RAW DATA ->

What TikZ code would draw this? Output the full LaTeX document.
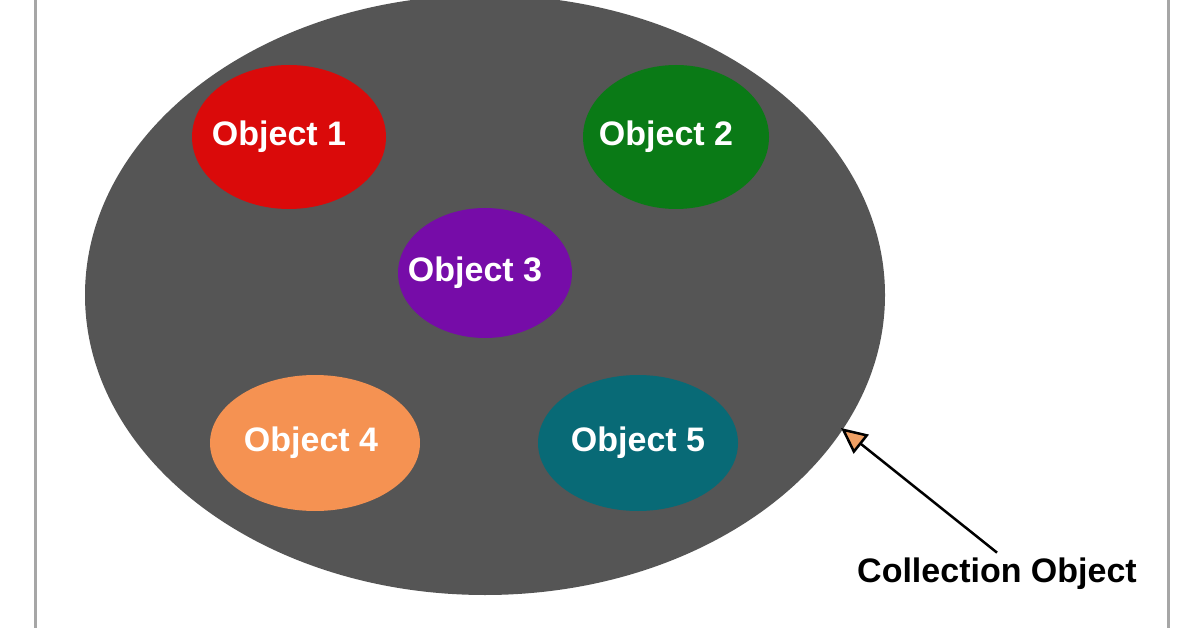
\documentclass[tikz,border=0pt]{standalone}
\usepackage{fontspec}
\setmainfont{Liberation Sans}
\usetikzlibrary{arrows.meta}
\definecolor{bgcoll}{RGB}{85,85,85}
\definecolor{objred}{RGB}{218,10,10}
\definecolor{objgreen}{RGB}{10,122,22}
\definecolor{objpurple}{RGB}{118,12,168}
\definecolor{objorange}{RGB}{245,146,82}
\definecolor{objteal}{RGB}{8,106,118}
\definecolor{tipcol}{RGB}{240,160,100}
\tikzset{
  objtext/.style={text=white, font=\fontsize{34}{36}\selectfont\bfseries}
}
\begin{document}
\begin{tikzpicture}[x=1pt,y=-1pt]
\useasboundingbox (0,0) rectangle (1196,628);
\draw[gray!70, line width=3pt] (35,-10) -- (35,640);
\draw[gray!70, line width=3pt] (1168,-10) -- (1168,640);

\fill[bgcoll] (485,295) ellipse [x radius=400, y radius=300];

\fill[objred] (289,137) ellipse [x radius=97, y radius=72];
\node[objtext] (o1) at (279,137) {Object 1};
\fill[objgreen] (676,137) ellipse [x radius=93, y radius=72];
\node[objtext] (o2) at (666,137) {Object 2};
\fill[objpurple] (485,273) ellipse [x radius=87, y radius=65];
\node[objtext] (o3) at (475,273) {Object 3};
\fill[objorange] (315,443) ellipse [x radius=105, y radius=68];
\node[objtext] (o4) at (311,443) {Object 4};
\fill[objteal] (638,443) ellipse [x radius=100, y radius=68];
\node[objtext] (o5) at (638,443) {Object 5};

\node[font=\fontsize{34}{36}\selectfont\bfseries] (coll) at (997,574) {Collection Object};
\coordinate (tip) at (841,428);
\draw[line width=2.5pt, -{Triangle[length=26pt,width=24pt,fill=tipcol]}] (coll.north) ++(0,-2) -- (tip);
\end{tikzpicture}
\end{document}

STATED PROBLEM -> Every line of the data above should be quoted exactly. Omit the pictures.

SOLVED PROBLEM ->
What TikZ code would draw this? Output the full LaTeX document.
\documentclass[tikz,border=0pt]{standalone}
\usepackage{fontspec}
\setmainfont{Liberation Sans}
\usetikzlibrary{arrows.meta}
\definecolor{bgcoll}{RGB}{85,85,85}
\definecolor{objred}{RGB}{218,10,10}
\definecolor{objgreen}{RGB}{10,122,22}
\definecolor{objpurple}{RGB}{118,12,168}
\definecolor{objorange}{RGB}{245,146,82}
\definecolor{objteal}{RGB}{8,106,118}
\definecolor{tipcol}{RGB}{240,160,100}
\tikzset{
  objtext/.style={text=white, font=\fontsize{34}{36}\selectfont\bfseries}
}
\begin{document}
\begin{tikzpicture}[x=1pt,y=-1pt]
\useasboundingbox (0,0) rectangle (1196,628);
\draw[gray!70, line width=3pt] (35,-10) -- (35,640);
\draw[gray!70, line width=3pt] (1168,-10) -- (1168,640);

\fill[bgcoll] (485,295) ellipse [x radius=400, y radius=300];

\fill[objred] (289,137) ellipse [x radius=97, y radius=72];
\node[objtext] (o1) at (279,137) {Object 1};
\fill[objgreen] (676,137) ellipse [x radius=93, y radius=72];
\node[objtext] (o2) at (666,137) {Object 2};
\fill[objpurple] (485,273) ellipse [x radius=87, y radius=65];
\node[objtext] (o3) at (475,273) {Object 3};
\fill[objorange] (315,443) ellipse [x radius=105, y radius=68];
\node[objtext] (o4) at (311,443) {Object 4};
\fill[objteal] (638,443) ellipse [x radius=100, y radius=68];
\node[objtext] (o5) at (638,443) {Object 5};

\node[font=\fontsize{34}{36}\selectfont\bfseries] (coll) at (997,574) {Collection Object};
\coordinate (tip) at (841,428);
\draw[line width=2.5pt, -{Triangle[length=26pt,width=24pt,fill=tipcol]}] (coll.north) ++(0,-2) -- (tip);
\end{tikzpicture}
\end{document}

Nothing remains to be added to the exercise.